Ia sudah cukup kaya raya untuk hidup tenang pada masa tua. Selama 40 tahun lebih jadi pengusaha, sudah cukuplah uangnya untuk membiayai kegiatan apa saja yang hendak dilakukannya. ”Kita jalan-jalan saja, tanpa protokol, tanpa ajudan, dan pengawal serta pengamanan,” katanya kepada saya dalam suatu percakapan tengah malam di rumah jabatan ketika perhitungan perolehan suara JK dan rivalnya makin timpang. ”Baik, Pak. Nanti saya jadi ajudan Bapak,” kata saya, dan dia tertawa lebar.
Kubu JK-Wiranto bukan tak berduka. Mereka kalah telak. Sangat jauh melenceng dari kalkulasi semula. Tetapi JK tak larut dalam kesedihan berkepanjangan. Seorang putrinya menyatakan, ”Kami semua bersedih. Tetapi kami malu sama Bapak (JK) karena dia tidak pernah bersedih, selalu menampakkan ketegarannya menghadapi kenyataan ini.”
”Kita semua sudah bekerja keras. Allah yang Mahatahu. Allah yang mengatur dan menentukan semua ini,” kata JK.
JK memang ora sare. Tidurnya yang banyak justru ketika dalam penerbangan. Gusti Allah juga ora sare. Dia bersama JK, setiap saat, dalam penerbangan dan cuaca yang sangat buruk dan menakutkan sekalipun. Hasil kerja keras JK tidak sesuai harapannya. Dia terima semua itu sebagai takdir. Dia telah berjuang dan berupaya keras untuk menjemput takdirnya.
Sejauh yang teramati secara cermat, baru dalam pemilu kali ini terjadi semua ormas Islam bersatu padu mendukung satu orang, yakni JK. Namun, seperti dikatakan banyak orang, seolah ada pula tangan jahat turut campur sehingga hasilnya sangat mencengangkan. Ada yang mengatakan, perolehan suara JK-Wiranto tidak masuk akal. Ada pengkhianatan dan kecurangan.
Namun, biarlah, Gusti Allah pasti ora sare.

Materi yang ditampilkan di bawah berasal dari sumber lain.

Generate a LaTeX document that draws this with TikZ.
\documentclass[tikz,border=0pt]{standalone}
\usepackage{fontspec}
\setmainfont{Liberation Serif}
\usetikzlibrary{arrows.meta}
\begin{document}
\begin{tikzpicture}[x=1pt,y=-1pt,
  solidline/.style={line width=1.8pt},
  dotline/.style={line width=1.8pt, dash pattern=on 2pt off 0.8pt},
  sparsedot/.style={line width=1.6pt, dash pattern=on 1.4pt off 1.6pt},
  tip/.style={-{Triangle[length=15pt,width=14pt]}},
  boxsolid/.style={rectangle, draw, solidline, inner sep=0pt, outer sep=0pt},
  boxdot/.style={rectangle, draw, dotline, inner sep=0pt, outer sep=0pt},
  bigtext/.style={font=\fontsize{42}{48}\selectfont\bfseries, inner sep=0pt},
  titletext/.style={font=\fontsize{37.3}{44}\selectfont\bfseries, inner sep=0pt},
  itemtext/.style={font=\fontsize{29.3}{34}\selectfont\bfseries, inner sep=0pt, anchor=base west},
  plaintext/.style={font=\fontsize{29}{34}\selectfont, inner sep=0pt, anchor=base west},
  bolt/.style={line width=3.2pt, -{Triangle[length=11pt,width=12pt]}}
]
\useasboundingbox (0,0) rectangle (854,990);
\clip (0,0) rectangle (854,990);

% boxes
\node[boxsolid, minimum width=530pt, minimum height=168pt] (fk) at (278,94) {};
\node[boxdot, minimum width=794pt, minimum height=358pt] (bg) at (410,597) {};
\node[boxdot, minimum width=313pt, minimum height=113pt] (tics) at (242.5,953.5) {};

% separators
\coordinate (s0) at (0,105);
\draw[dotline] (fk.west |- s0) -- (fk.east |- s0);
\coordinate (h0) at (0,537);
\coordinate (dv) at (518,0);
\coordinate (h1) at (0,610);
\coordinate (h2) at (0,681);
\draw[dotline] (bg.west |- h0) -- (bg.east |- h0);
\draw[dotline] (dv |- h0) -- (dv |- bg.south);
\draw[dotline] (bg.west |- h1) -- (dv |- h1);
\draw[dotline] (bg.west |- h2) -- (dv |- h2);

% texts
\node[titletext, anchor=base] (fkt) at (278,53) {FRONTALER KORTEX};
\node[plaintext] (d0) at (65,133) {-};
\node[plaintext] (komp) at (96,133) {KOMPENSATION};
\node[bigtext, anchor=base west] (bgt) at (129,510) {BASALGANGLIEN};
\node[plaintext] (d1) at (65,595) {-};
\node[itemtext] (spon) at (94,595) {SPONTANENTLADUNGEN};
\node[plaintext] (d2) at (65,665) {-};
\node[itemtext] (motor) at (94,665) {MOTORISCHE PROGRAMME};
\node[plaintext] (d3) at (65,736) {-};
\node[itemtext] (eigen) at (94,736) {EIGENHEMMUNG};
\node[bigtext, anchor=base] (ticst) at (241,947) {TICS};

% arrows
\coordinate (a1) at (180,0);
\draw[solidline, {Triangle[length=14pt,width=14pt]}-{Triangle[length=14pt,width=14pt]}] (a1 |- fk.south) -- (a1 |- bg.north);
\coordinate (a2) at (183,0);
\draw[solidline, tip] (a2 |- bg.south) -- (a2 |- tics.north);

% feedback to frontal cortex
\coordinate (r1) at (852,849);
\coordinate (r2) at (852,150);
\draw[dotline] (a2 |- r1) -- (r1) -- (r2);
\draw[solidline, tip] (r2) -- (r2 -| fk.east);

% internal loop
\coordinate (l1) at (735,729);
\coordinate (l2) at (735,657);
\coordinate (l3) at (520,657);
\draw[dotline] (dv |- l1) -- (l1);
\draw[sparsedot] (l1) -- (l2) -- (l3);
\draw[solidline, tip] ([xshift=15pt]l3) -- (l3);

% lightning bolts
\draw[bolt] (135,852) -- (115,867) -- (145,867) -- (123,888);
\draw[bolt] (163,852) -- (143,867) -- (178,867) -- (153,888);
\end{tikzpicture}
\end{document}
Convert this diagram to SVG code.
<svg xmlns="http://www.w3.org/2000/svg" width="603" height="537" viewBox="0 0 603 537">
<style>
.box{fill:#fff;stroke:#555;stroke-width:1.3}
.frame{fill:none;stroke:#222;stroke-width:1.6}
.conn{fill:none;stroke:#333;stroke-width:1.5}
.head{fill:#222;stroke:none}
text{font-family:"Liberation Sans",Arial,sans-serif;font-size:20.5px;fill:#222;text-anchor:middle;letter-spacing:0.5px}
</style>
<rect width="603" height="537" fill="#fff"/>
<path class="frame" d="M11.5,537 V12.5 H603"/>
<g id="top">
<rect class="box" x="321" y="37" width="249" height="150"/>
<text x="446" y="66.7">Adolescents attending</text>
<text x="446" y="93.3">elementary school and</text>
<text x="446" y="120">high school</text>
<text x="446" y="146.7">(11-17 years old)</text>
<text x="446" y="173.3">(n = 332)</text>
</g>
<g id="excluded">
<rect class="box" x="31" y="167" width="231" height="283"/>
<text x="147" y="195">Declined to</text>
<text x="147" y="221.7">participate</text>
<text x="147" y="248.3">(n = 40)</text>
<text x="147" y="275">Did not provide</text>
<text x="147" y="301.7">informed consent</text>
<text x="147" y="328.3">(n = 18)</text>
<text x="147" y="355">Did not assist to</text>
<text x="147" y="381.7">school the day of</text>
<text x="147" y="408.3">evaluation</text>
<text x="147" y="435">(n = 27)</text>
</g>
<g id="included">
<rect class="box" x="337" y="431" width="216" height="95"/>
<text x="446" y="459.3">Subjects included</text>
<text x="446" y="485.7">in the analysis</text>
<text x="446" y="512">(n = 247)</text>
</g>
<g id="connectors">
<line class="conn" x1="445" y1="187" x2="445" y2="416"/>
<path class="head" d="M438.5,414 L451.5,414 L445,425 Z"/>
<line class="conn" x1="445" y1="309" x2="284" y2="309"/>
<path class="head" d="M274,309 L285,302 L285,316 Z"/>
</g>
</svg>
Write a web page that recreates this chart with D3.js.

Kita berharap, dengan segala pengalaman bisnisnya, memimpin Golkar dan menjadi wakil presiden yang dinamis, penuh terobosan, nyaris tak tidur untuk bekerja keras dan tulus, tetap ora sare mengoreksi hal-hal yang salah, curang, dan berbagai ketidakadilan lainnya di negeri ini.